After I hopped in my Aston Martin DB5 (a.k.a. Jeep Cherokee) and snuck past KGB security (a.k.a. the check-in table at the Music Hall ballroom), I walked in and gazed with a golden-eye across the premises realizing that there were more than a few Double 0′s playing Bond, James Bond that night. I then realized how Connery and Moore must have felt when Pierce Brosnan and Daniel Craig took over. Meanwhile, the leading ladies of the Junior League did not disapoint. As is the case with most of their events, the attire was the icing on the cupcake… A View to a Thrill in fact. With casino tables on one side and the sounds of the Soul Pocket Band on the other, the guests looked the part and were clearly having a Thunder-of-a-ball.

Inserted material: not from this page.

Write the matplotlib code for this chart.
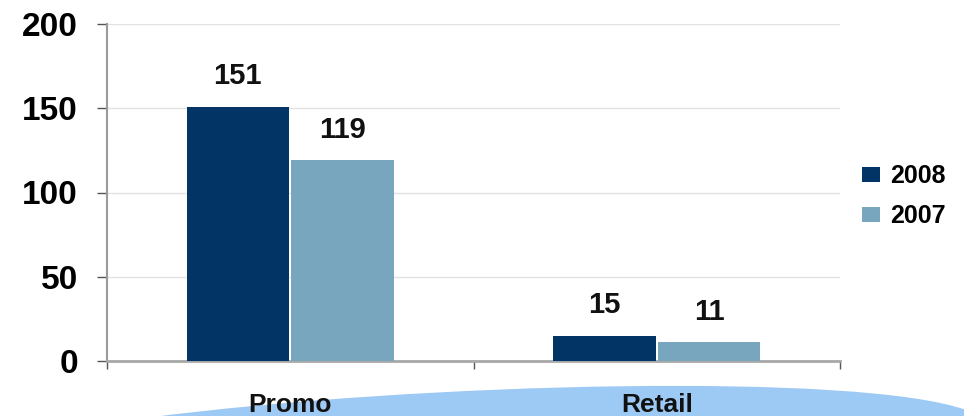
import matplotlib
matplotlib.use('Agg')
import matplotlib.pyplot as plt
from matplotlib.path import Path
from matplotlib.patches import PathPatch

# dados
categorias = ['Promo', 'Retail']
anos = ['2008', '2007']
valores_2008 = [151, 15]
valores_2007 = [119, 11]

cores = ['#023466', '#79A6BF']

plt.rcParams['font.family'] = ['Liberation Sans', 'DejaVu Sans']
plt.rcParams['font.weight'] = 'bold'

W, H = 964, 416
fig = plt.figure(figsize=(W / 100, H / 100), dpi=100)
ax = fig.add_axes([107 / W, 1 - 361 / H, (840 - 107) / W, (361 - 24) / H])
ax.set_facecolor('none')

x = list(range(len(categorias)))
larg = 0.28
desl = 0.143
b1 = ax.bar([i - desl for i in x], valores_2008, larg, color=cores[0], label=anos[0], zorder=3)
b2 = ax.bar([i + desl for i in x], valores_2007, larg, color=cores[1], label=anos[1], zorder=3)

for barras in (b1, b2):
    for p in barras:
        ax.annotate(f"{p.get_height():.0f}", (p.get_x() + p.get_width() / 2., p.get_height()),
                    ha='center', va='bottom', xytext=(0, 12), textcoords='offset points',
                    fontsize=21, fontweight='bold', color='#111111')

ax.set_ylim(0, 200)
ax.set_xlim(-0.5, 1.5)
ax.set_yticks([0, 50, 100, 150, 200])
ax.tick_params(axis='y', labelsize=24, length=7, width=1, color='#555555', pad=14)
ax.set_xticks([-0.5, 0.5, 1.5])
ax.set_xticklabels([])
ax.tick_params(axis='x', length=6, width=1, color='#555555', direction='out')
for lbl in ax.get_yticklabels():
    lbl.set_fontweight('bold')

ax.grid(axis='y', color='#E2E2E2', linewidth=1, zorder=0)
ax.spines['top'].set_visible(False)
ax.spines['right'].set_visible(False)
ax.spines['left'].set_color('#9A9A9A')
ax.spines['left'].set_linewidth(1.5)
ax.spines['bottom'].set_color('#A8A8A8')
ax.spines['bottom'].set_linewidth(2)

# arco decorativo azul no rodapé
def fc(px, py):
    return (px / W, 1 - py / H)

verts = [fc(145, 418), fc(420, 382), fc(860, 372), fc(966, 410), fc(966, 418), fc(145, 418)]
codes = [Path.MOVETO, Path.CURVE4, Path.CURVE4, Path.CURVE4, Path.LINETO, Path.CLOSEPOLY]
arco = PathPatch(Path(verts, codes), transform=fig.transFigure, facecolor='#9DC9F5',
                 edgecolor='none', zorder=0.5)
fig.patches.append(arco)

# rótulos das categorias
for i, cat in enumerate(categorias):
    xc = ax.transData.transform((i, 0))[0] / W
    fig.text(xc, 1 - 405 / H, cat, ha='center', va='center', fontsize=19,
             fontweight='bold', color='#111111', zorder=3)

fig.legend(handles=[b1, b2], labels=anos, loc='center left',
           bbox_to_anchor=(862 / W, 1 - 196 / H), frameon=False,
           borderaxespad=0, borderpad=0,
           handlelength=0.72, handleheight=0.55, handletextpad=0.4, labelspacing=0.65,
           prop={'weight': 'bold', 'size': 18})

fig.savefig('out.png', dpi=100)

Fusian’s David Hilo, Stephan Harman, Josh and Zach Weprin
The food was to Die Another Day for, as well. The award winning “Bite of the Night” went to downtown’s Fusian. Add to that a few of my personal favorites, Jimmy G’s and The Quarter Bistro who also stole the show. Of course, nothing washes down a few vodka martinis like a champagne cupcake for dessert, thanks to Her Majesty’s Secret Server, Miss Cupcake Goodbody. Luckily, my trusty Nokia phone (the latest standard issue from Q-branch) becomes a taser if you own it for more than six years and was more than enough to fend off any double agents trying to get their goldfingers on the secret recipe.
After the last dance and a few tii-many-martooni’s, I realized I was a little stirred and shaken, definitely earning my License to Spill. And the Junior League had proved once again that Diamonds are Forever and they will never take Dr. No for an answer.
Mission, most definitely, ACCOMPLISHED.